EXERCISE DETAILS: Set down, exactly as written, the lines from the top of the data to the line that holds "yticks = [0, 5, 10, 15, 20, 25]", and omit the pictures.

[BEGIN]

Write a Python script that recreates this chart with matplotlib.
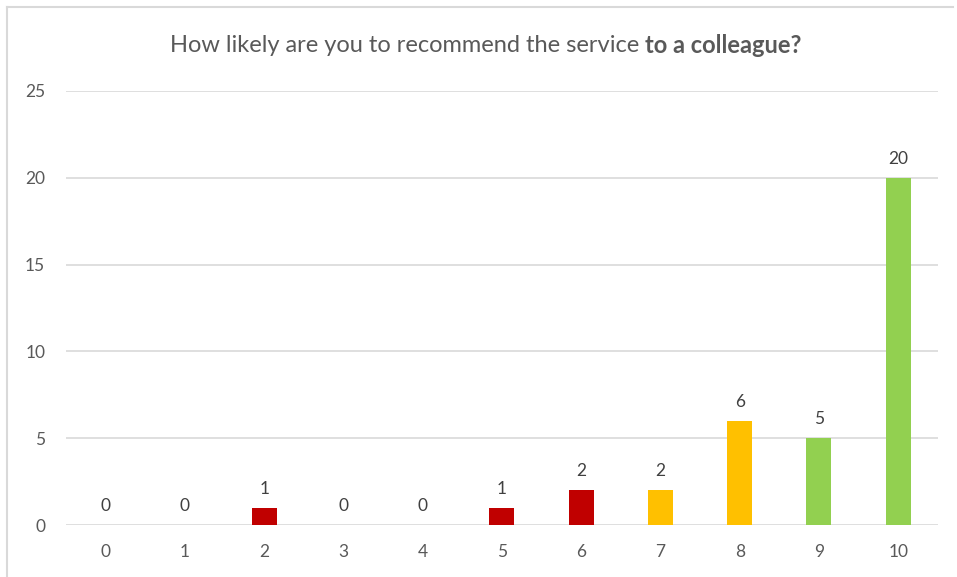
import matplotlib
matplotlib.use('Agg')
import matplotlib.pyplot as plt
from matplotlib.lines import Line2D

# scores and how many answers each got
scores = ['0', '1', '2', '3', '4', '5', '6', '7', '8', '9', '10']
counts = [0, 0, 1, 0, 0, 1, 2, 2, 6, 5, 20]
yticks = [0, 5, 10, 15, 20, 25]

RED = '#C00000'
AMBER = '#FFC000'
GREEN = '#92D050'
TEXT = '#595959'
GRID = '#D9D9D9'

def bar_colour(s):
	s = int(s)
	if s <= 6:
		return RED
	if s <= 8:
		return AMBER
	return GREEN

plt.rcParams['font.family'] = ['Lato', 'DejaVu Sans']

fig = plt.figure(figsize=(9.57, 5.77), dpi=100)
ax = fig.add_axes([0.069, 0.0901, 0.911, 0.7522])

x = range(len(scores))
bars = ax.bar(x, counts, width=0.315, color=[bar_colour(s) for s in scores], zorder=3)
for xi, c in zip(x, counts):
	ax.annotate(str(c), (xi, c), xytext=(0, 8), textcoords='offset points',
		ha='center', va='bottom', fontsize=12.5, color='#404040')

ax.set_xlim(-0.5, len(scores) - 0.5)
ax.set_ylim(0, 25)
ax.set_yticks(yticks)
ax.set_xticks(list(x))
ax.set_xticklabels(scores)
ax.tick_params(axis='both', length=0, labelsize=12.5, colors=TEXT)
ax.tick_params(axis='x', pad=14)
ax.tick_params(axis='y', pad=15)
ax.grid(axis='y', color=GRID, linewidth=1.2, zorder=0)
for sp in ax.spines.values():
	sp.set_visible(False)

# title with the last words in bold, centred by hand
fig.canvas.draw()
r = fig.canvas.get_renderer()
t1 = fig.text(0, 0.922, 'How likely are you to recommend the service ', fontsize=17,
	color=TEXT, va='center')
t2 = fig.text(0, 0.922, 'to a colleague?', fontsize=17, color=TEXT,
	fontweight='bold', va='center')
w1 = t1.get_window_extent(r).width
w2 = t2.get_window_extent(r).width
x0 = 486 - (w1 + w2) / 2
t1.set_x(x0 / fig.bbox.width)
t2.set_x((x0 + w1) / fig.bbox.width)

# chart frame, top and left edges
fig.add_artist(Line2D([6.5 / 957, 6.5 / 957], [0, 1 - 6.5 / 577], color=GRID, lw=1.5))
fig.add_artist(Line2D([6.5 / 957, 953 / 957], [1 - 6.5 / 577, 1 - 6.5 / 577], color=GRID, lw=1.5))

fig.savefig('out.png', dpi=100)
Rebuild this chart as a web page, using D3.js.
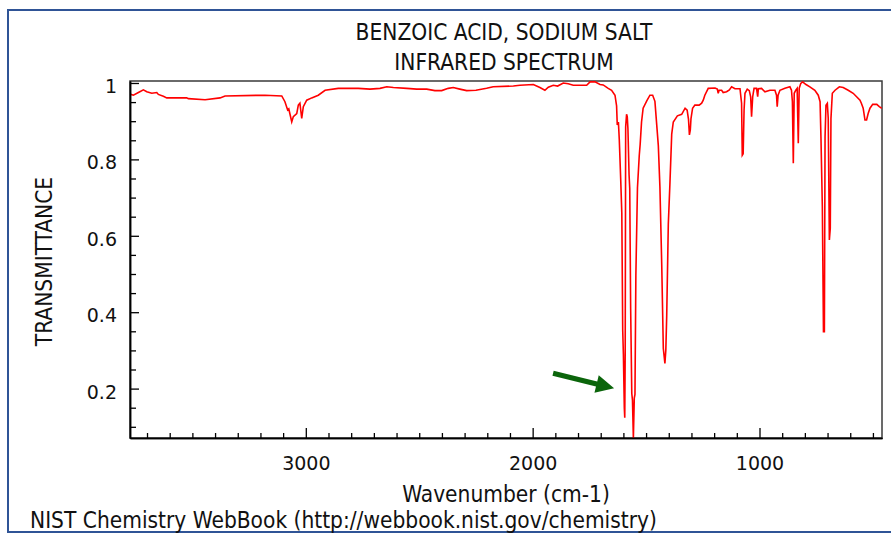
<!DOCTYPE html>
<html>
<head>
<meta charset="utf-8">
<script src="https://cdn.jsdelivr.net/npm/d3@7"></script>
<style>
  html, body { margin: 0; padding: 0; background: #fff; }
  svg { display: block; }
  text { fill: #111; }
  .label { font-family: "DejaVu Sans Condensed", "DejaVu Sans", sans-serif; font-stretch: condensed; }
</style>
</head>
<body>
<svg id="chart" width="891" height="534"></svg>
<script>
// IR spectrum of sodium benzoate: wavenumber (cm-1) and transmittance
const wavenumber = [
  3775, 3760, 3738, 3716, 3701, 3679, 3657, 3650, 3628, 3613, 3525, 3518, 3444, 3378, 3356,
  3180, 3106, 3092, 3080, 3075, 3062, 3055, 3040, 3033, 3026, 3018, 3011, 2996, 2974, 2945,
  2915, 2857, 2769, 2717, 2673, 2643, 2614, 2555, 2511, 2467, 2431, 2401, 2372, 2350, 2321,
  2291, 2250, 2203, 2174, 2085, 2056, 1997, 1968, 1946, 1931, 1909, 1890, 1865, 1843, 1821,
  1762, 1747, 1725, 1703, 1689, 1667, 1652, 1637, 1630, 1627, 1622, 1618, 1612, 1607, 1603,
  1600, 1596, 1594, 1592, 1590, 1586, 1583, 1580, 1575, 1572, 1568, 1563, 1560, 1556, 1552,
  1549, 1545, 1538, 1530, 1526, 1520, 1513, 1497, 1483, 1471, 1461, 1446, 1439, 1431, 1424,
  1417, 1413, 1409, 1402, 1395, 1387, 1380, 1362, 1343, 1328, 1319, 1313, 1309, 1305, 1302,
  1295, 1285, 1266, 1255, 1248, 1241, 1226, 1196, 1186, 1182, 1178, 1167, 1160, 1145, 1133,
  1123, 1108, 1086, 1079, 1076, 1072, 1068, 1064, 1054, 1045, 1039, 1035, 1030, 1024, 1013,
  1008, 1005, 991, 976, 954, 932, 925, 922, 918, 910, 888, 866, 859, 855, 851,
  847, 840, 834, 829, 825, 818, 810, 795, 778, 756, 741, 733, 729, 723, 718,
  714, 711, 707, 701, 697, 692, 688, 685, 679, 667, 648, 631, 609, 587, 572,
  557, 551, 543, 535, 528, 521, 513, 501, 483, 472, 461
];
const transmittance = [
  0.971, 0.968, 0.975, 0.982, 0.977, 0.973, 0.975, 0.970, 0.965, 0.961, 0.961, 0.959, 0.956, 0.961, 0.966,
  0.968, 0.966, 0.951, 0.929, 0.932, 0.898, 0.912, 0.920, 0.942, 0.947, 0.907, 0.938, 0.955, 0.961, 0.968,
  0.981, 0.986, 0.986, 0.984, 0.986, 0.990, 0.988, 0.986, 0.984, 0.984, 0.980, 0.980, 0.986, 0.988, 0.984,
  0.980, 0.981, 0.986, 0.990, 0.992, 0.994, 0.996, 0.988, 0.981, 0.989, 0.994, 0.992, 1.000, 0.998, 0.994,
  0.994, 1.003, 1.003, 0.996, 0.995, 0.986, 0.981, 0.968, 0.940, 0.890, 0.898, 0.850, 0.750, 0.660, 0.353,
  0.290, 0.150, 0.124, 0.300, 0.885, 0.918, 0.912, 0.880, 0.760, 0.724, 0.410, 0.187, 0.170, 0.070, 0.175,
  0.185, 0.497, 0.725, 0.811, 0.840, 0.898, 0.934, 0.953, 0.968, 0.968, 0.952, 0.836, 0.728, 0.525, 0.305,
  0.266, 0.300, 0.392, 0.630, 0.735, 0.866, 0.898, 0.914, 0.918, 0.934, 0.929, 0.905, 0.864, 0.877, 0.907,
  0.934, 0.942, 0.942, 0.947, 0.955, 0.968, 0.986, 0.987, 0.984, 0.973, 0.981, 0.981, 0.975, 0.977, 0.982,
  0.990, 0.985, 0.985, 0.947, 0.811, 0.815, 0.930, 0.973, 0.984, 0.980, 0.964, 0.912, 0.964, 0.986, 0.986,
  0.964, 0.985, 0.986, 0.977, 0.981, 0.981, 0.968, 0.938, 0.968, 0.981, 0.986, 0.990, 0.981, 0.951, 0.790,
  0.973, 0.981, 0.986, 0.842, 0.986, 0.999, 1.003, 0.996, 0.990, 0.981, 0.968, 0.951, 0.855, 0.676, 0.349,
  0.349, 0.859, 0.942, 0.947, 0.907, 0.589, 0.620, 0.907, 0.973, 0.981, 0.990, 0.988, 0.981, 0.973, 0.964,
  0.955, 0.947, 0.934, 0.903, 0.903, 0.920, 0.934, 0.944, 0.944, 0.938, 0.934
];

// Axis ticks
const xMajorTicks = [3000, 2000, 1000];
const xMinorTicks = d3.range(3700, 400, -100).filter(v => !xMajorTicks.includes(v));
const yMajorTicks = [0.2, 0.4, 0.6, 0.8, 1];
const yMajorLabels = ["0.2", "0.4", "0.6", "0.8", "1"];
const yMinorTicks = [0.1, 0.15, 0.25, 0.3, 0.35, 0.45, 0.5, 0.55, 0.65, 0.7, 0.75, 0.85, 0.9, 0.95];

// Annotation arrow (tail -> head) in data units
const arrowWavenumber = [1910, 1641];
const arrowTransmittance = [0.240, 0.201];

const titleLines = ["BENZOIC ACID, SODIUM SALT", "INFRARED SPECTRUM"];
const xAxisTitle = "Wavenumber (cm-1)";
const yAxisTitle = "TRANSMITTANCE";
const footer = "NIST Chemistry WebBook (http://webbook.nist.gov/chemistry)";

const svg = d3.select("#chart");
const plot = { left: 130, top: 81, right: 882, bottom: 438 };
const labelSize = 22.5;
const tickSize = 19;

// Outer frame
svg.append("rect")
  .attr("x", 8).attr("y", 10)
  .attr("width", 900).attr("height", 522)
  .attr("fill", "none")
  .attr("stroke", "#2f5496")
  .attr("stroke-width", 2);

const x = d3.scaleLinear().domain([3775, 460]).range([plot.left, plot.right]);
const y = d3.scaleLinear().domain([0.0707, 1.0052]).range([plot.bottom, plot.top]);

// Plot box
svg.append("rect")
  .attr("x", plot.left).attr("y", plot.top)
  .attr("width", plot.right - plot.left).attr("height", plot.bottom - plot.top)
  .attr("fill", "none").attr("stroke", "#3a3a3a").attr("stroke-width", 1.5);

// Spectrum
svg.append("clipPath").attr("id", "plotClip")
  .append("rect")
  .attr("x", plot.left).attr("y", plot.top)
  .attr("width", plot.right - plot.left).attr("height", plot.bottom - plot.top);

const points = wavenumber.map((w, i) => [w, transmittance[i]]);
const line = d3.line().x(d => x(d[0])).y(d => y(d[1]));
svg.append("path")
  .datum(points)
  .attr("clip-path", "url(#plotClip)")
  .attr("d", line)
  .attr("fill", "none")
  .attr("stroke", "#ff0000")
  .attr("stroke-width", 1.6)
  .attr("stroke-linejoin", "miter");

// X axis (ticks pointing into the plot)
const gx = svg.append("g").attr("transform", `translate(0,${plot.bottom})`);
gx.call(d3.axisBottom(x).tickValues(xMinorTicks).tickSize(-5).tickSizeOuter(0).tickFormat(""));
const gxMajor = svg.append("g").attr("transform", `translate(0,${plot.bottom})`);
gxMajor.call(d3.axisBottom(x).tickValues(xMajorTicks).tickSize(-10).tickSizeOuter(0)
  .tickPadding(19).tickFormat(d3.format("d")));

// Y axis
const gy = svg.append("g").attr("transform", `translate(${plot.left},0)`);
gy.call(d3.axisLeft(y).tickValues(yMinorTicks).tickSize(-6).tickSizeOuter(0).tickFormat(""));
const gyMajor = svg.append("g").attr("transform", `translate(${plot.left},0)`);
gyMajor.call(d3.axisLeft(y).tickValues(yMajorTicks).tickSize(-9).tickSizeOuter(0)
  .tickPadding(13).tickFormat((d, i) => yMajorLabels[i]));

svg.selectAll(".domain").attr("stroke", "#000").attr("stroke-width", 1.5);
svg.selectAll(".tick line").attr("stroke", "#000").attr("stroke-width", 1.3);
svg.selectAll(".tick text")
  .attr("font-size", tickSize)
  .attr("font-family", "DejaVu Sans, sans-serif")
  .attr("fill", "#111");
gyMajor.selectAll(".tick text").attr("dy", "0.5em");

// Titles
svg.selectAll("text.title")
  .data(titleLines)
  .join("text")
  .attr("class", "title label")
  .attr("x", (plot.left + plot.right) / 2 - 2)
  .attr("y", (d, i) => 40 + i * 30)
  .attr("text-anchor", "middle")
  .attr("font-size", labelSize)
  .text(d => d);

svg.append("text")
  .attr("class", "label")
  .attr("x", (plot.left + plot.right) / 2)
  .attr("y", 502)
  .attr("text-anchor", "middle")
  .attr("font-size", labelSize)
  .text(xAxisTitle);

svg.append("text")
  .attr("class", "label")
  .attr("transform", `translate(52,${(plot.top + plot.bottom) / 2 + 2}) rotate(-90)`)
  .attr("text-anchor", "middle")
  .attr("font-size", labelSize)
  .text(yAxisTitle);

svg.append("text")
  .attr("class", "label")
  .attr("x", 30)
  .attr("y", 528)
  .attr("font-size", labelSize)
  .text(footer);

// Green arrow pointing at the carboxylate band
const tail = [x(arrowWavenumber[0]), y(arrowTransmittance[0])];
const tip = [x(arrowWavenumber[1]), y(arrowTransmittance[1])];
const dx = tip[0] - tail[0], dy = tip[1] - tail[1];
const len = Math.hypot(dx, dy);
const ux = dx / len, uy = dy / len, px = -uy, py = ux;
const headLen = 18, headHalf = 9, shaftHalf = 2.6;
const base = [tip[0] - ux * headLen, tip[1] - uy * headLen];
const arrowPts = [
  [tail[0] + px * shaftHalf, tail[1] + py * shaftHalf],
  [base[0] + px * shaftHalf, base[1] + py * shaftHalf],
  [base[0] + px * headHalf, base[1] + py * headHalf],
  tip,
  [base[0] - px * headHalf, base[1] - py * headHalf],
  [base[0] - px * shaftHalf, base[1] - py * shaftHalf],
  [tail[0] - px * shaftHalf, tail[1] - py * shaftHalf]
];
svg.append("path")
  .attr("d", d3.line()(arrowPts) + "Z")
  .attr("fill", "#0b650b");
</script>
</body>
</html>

[END]

OUTPUT OF THE EXERCISE:
Write a Python script that recreates this chart with matplotlib.
import matplotlib
matplotlib.use('Agg')
import matplotlib.pyplot as plt
from matplotlib.lines import Line2D

# scores and how many answers each got
scores = ['0', '1', '2', '3', '4', '5', '6', '7', '8', '9', '10']
counts = [0, 0, 1, 0, 0, 1, 2, 2, 6, 5, 20]
yticks = [0, 5, 10, 15, 20, 25]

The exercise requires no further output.